Urgent Help needed in a query - Self Join

Post by Shafeek Khalid » Tue, 29 Jul 2003 19:13:03


Thanks Bob,
I tried this and same result, 13,087 records are missing, But i found that
these fields have either
ADDRESS_LINE_1 or ADDRESS_LINE_2 or.city or state or ZIP_CODE values as
NULL. That may be the resoason, they are not appearing when we tried to
compare the records,
Is there any way to compare these records with null

Thanks for your immediate help
Shafeek Khalidh

 
 
 

Urgent Help needed in a query - Self Join

Post by Shafeek Khalid » Tue, 29 Jul 2003 19:26:08


My idea is now to use NVL2 and substitute a string for NULL values and then
compare, Is it the correct way?
 
 
 

Urgent Help needed in a query - Self Join

Post by Bob Barrow » Tue, 29 Jul 2003 22:56:13


Oops! my bad, I meant to do this:
Select a.ADDRESS_LINE_1, a.ADDRESS_LINE_2, a.city,
a.state, a.ZIP_CODE, id from
address a inner join MaxAgePerAddress v
on a.ADDRESS_LINE_1 = v.ADDRESS_LINE_1 AND
a.ADDRESS_LINE_2 = v.ADDRESS_LINE_2 AND
a.city = v.city AND a.state = v.state AND
a.ZIP_CODE = v.ZIP_CODE
AND a.age = v.age

But you are right about the possible Nulls ...

Bob


> Bob,

>   Your view contains one row for every address,
> and your query selects id and address for every
> row in the view, hence selects everything.

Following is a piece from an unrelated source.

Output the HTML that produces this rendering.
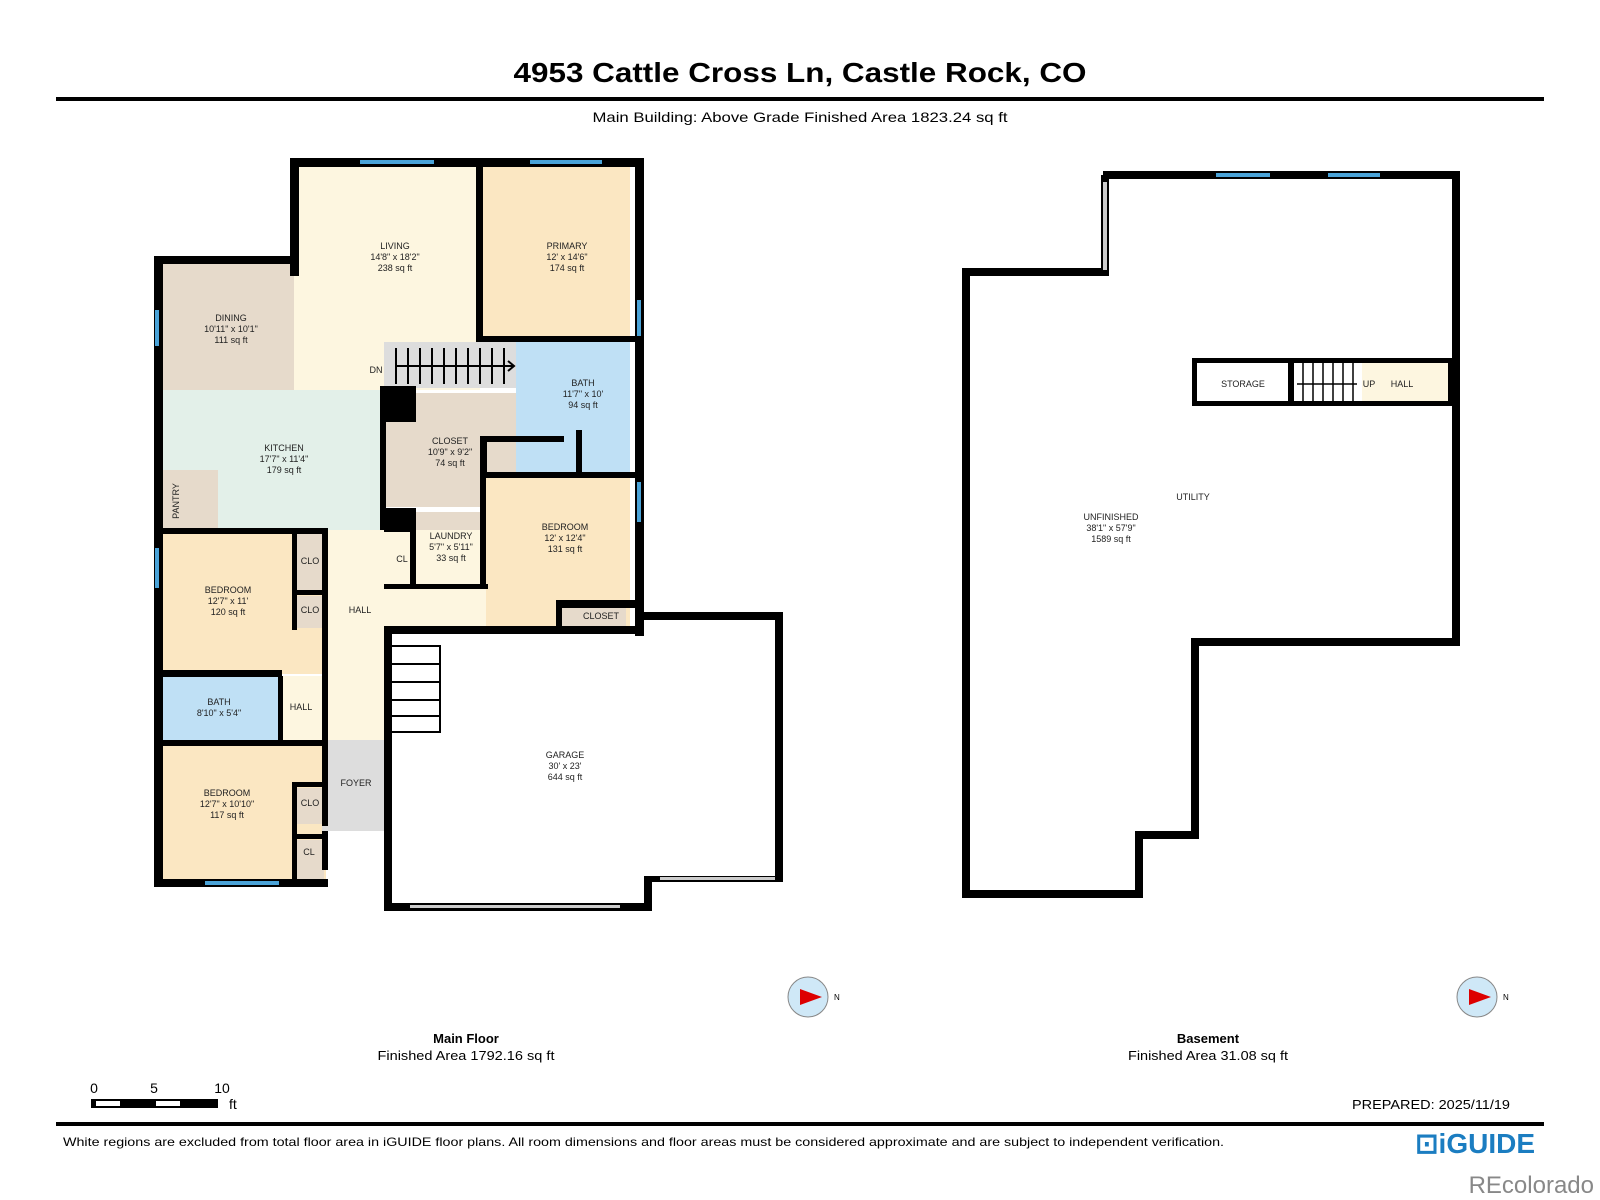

>   Something is fishy, since you could leave out the MAX(age)
> column from the view without troubling the query...

> This is the week for these kinds of queries I think.  One
> solution (guessing, without DDL) to get the ids is

> select id from address A1
> where not exists (
>   select * from address A2
>   where A1.addressline1 = A2.addressline1
>   and A1.addressline2 = A2.addressline2
>   and ... (same for city, state, zip)
>   and A1.date_of_birth < A2.date_of_birth
> )
> -- if addressline2 or other address column can be null, needs
> adjustment

> Another, using a tag-along sort, is

> select
>   right(min(convert(char(8),date_of_birth,112) +
> convert(char(20),id)),20) as id
> from address
> group by addressline1, addressline2, city, state, zip
> -- will only return the lowest id number if there are ties in a
> household

> -- Steve Kass
> -- Drew University
> -- Ref: 6A04FEEB-F509-461B-A91D-5134333230AD


>> This will be a guess, since you did not provide DDL and sample data
>> (can't more than one family live at the same address?)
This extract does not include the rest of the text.